Skip all pictures, then print the remaining material exactly.

start INFORMATION SUPPLIED

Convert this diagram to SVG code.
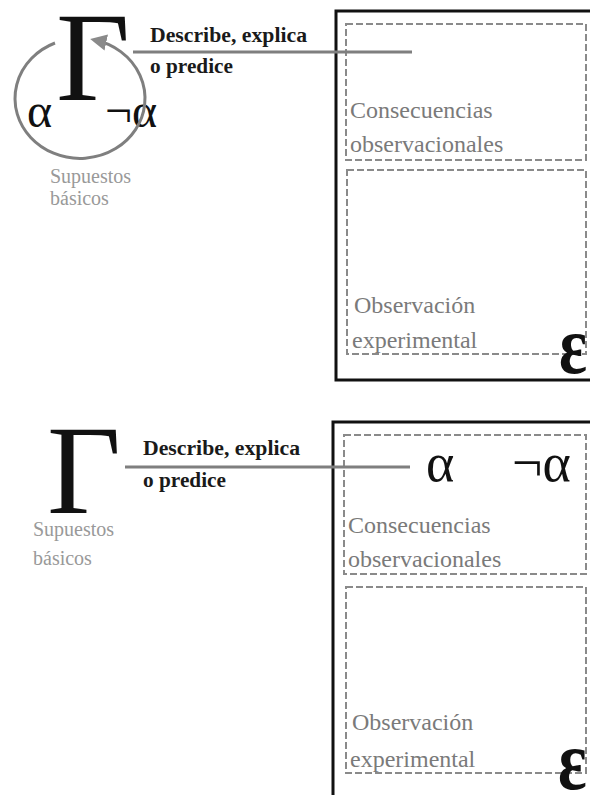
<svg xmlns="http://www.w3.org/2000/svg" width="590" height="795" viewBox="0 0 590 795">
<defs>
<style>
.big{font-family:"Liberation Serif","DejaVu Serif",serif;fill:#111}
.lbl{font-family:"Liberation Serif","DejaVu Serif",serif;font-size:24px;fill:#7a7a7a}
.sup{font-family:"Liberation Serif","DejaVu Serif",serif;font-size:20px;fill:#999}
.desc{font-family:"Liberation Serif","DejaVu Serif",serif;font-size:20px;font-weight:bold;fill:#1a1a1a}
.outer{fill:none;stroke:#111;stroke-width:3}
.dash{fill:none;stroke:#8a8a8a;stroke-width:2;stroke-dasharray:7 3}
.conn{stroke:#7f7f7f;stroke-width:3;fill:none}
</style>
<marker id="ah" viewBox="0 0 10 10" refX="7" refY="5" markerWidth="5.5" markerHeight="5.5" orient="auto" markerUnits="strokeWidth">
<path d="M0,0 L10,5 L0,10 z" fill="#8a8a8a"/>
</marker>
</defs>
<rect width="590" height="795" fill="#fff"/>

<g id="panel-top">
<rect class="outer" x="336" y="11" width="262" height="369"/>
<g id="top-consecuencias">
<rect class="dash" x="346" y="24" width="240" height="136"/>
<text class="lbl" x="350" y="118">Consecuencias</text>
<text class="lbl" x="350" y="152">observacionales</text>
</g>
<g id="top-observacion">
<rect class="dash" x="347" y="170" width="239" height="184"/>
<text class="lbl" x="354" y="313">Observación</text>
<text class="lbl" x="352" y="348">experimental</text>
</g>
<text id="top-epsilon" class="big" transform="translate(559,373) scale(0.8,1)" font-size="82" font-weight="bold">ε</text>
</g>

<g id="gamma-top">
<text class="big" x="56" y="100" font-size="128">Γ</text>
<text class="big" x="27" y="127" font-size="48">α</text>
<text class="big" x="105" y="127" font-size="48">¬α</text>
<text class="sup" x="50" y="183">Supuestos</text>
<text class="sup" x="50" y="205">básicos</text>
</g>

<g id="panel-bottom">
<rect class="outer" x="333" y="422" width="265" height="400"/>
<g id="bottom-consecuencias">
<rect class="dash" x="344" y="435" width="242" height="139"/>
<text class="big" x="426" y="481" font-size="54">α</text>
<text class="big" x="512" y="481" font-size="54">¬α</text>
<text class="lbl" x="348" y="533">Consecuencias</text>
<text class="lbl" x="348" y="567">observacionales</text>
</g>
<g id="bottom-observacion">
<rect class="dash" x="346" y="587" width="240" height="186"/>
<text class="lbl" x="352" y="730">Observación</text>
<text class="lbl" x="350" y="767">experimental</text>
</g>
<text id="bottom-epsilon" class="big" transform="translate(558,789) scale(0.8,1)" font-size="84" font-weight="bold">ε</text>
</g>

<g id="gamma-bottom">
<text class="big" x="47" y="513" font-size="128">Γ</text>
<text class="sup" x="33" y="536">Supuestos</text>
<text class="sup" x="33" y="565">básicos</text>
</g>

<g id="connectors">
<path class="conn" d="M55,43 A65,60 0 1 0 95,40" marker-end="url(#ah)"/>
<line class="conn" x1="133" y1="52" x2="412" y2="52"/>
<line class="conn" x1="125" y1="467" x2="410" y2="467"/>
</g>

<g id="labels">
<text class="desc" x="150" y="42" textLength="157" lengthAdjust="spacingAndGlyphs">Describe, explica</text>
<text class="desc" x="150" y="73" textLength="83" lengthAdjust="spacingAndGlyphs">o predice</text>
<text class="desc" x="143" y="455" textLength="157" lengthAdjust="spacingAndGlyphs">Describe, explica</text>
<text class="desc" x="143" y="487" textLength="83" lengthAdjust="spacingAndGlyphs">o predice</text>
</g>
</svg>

end INFORMATION SUPPLIED

EXERCISE OUTPUT ▸
Convert this diagram to SVG code.
<svg xmlns="http://www.w3.org/2000/svg" width="590" height="795" viewBox="0 0 590 795">
<defs>
<style>
.big{font-family:"Liberation Serif","DejaVu Serif",serif;fill:#111}
.lbl{font-family:"Liberation Serif","DejaVu Serif",serif;font-size:24px;fill:#7a7a7a}
.sup{font-family:"Liberation Serif","DejaVu Serif",serif;font-size:20px;fill:#999}
.desc{font-family:"Liberation Serif","DejaVu Serif",serif;font-size:20px;font-weight:bold;fill:#1a1a1a}
.outer{fill:none;stroke:#111;stroke-width:3}
.dash{fill:none;stroke:#8a8a8a;stroke-width:2;stroke-dasharray:7 3}
.conn{stroke:#7f7f7f;stroke-width:3;fill:none}
</style>
<marker id="ah" viewBox="0 0 10 10" refX="7" refY="5" markerWidth="5.5" markerHeight="5.5" orient="auto" markerUnits="strokeWidth">
<path d="M0,0 L10,5 L0,10 z" fill="#8a8a8a"/>
</marker>
</defs>
<rect width="590" height="795" fill="#fff"/>

<g id="panel-top">
<rect class="outer" x="336" y="11" width="262" height="369"/>
<g id="top-consecuencias">
<rect class="dash" x="346" y="24" width="240" height="136"/>
<text class="lbl" x="350" y="118">Consecuencias</text>
<text class="lbl" x="350" y="152">observacionales</text>
</g>
<g id="top-observacion">
<rect class="dash" x="347" y="170" width="239" height="184"/>
<text class="lbl" x="354" y="313">Observación</text>
<text class="lbl" x="352" y="348">experimental</text>
</g>
<text id="top-epsilon" class="big" transform="translate(559,373) scale(0.8,1)" font-size="82" font-weight="bold">ε</text>
</g>

<g id="gamma-top">
<text class="big" x="56" y="100" font-size="128">Γ</text>
<text class="big" x="27" y="127" font-size="48">α</text>
<text class="big" x="105" y="127" font-size="48">¬α</text>
<text class="sup" x="50" y="183">Supuestos</text>
<text class="sup" x="50" y="205">básicos</text>
</g>

<g id="panel-bottom">
<rect class="outer" x="333" y="422" width="265" height="400"/>
<g id="bottom-consecuencias">
<rect class="dash" x="344" y="435" width="242" height="139"/>
<text class="big" x="426" y="481" font-size="54">α</text>
<text class="big" x="512" y="481" font-size="54">¬α</text>
<text class="lbl" x="348" y="533">Consecuencias</text>
<text class="lbl" x="348" y="567">observacionales</text>
</g>
<g id="bottom-observacion">
<rect class="dash" x="346" y="587" width="240" height="186"/>
<text class="lbl" x="352" y="730">Observación</text>
<text class="lbl" x="350" y="767">experimental</text>
</g>
<text id="bottom-epsilon" class="big" transform="translate(558,789) scale(0.8,1)" font-size="84" font-weight="bold">ε</text>
</g>

<g id="gamma-bottom">
<text class="big" x="47" y="513" font-size="128">Γ</text>
<text class="sup" x="33" y="536">Supuestos</text>
<text class="sup" x="33" y="565">básicos</text>
</g>

<g id="connectors">
<path class="conn" d="M55,43 A65,60 0 1 0 95,40" marker-end="url(#ah)"/>
<line class="conn" x1="133" y1="52" x2="412" y2="52"/>
<line class="conn" x1="125" y1="467" x2="410" y2="467"/>
</g>

<g id="labels">
<text class="desc" x="150" y="42" textLength="157" lengthAdjust="spacingAndGlyphs">Describe, explica</text>
<text class="desc" x="150" y="73" textLength="83" lengthAdjust="spacingAndGlyphs">o predice</text>
<text class="desc" x="143" y="455" textLength="157" lengthAdjust="spacingAndGlyphs">Describe, explica</text>
<text class="desc" x="143" y="487" textLength="83" lengthAdjust="spacingAndGlyphs">o predice</text>
</g>
</svg>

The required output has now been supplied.